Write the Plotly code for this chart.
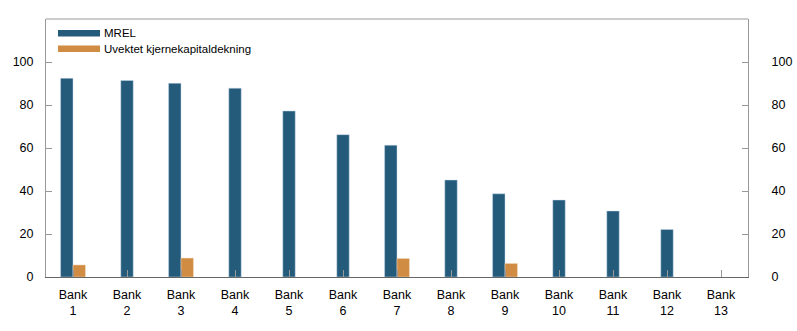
import plotly.graph_objects as go

categories = [f"Bank {i}" for i in range(1, 14)]
tick_labels = [f"Bank<br>{i}" for i in range(1, 14)]
mrel = [92.4, 91.4, 90.1, 87.8, 77.2, 66.2, 61.3, 45.1, 38.7, 35.8, 30.7, 22.1, None]
uvektet = [5.6, None, 8.8, None, None, None, 8.6, None, 6.3, None, None, None, None]
series_names = ["MREL", "Uvektet kjernekapitaldekning"]

BLUE = "#245a7a"
ORANGE = "#d08c42"
colors = [BLUE, ORANGE]
FONT = "Liberation Sans, Arial, sans-serif"
W = 0.23

mrel_offset = [-W if u is not None else -W / 2 for u in uvektet]
orange_offset = [0 for _ in uvektet]

fig = go.Figure()
fig.add_trace(go.Bar(x=categories, y=mrel, width=W, offset=mrel_offset,
                     marker=dict(color=BLUE, line=dict(color="rgba(200,220,235,0.8)", width=0.6)),
                     showlegend=False, name=series_names[0]))
fig.add_trace(go.Bar(x=categories, y=uvektet, width=W, offset=orange_offset,
                     marker=dict(color=ORANGE, line=dict(color="rgba(245,220,190,0.8)", width=0.6)),
                     showlegend=False, name=series_names[1]))
# right axis copy
fig.add_trace(go.Scatter(x=[categories[0]], y=[None], yaxis="y2", showlegend=False, hoverinfo="skip"))

# custom legend (layout decoration)
PW, PH = 702.0, 258.0
shapes = [dict(type="line", xref="paper", yref="paper", x0=0, x1=1, y0=1, y1=1,
               line=dict(color="#999", width=1))]
annotations = []
for i, (name, col) in enumerate(zip(series_names, colors)):
    yc = 1 - (14.3 + 15.5 * i) / PH
    shapes.append(dict(type="rect", xref="paper", yref="paper",
                       x0=12 / PW, x1=54 / PW, y0=yc - 3.2 / PH, y1=yc + 3.2 / PH,
                       fillcolor=col, line=dict(width=0)))
    annotations.append(dict(xref="paper", yref="paper", x=56 / PW, y=yc, xanchor="left",
                            yanchor="middle", text=name, showarrow=False,
                            font=dict(size=11.5, family=FONT, color="#000")))

fig.update_layout(
    width=797, height=331,
    margin=dict(l=46, r=49, t=19, b=54),
    paper_bgcolor="white", plot_bgcolor="white",
    font=dict(family=FONT, size=12.5, color="#000"),
    barmode="overlay",
    showlegend=False,
    xaxis=dict(type="category", categoryarray=categories, tickvals=categories, ticktext=tick_labels,
               range=[-0.5, 12.5], showline=True, linecolor="#666", linewidth=1.2,
               ticks="inside", ticklen=7, tickcolor="#999", showgrid=False, zeroline=False,
               ticklabelstandoff=6, automargin=False),
    yaxis=dict(range=[0, 120], tickvals=[0, 20, 40, 60, 80, 100], ticks="inside", ticklen=6,
               tickcolor="#999", showline=True, linecolor="#999", linewidth=1, showgrid=False,
               zeroline=False, ticklabelstandoff=9, automargin=False),
    yaxis2=dict(range=[0, 120], tickvals=[0, 20, 40, 60, 80, 100], overlaying="y", side="right",
                ticks="inside", ticklen=6, tickcolor="#999", showline=True, linecolor="#999",
                linewidth=1, showgrid=False, zeroline=False, ticklabelstandoff=20, automargin=False),
    shapes=shapes,
    annotations=annotations,
)

fig.write_html("out.html")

§ **WHAT YOU SHOULD DO**:
From the opening line of the listing above through the line bearing "orange_offset = [0 for _ in uvektet]", repeat each line exactly. Drop every picture.

§ **WRITTEN ANSWER**:
Write the Plotly code for this chart.
import plotly.graph_objects as go

categories = [f"Bank {i}" for i in range(1, 14)]
tick_labels = [f"Bank<br>{i}" for i in range(1, 14)]
mrel = [92.4, 91.4, 90.1, 87.8, 77.2, 66.2, 61.3, 45.1, 38.7, 35.8, 30.7, 22.1, None]
uvektet = [5.6, None, 8.8, None, None, None, 8.6, None, 6.3, None, None, None, None]
series_names = ["MREL", "Uvektet kjernekapitaldekning"]

BLUE = "#245a7a"
ORANGE = "#d08c42"
colors = [BLUE, ORANGE]
FONT = "Liberation Sans, Arial, sans-serif"
W = 0.23

mrel_offset = [-W if u is not None else -W / 2 for u in uvektet]
orange_offset = [0 for _ in uvektet]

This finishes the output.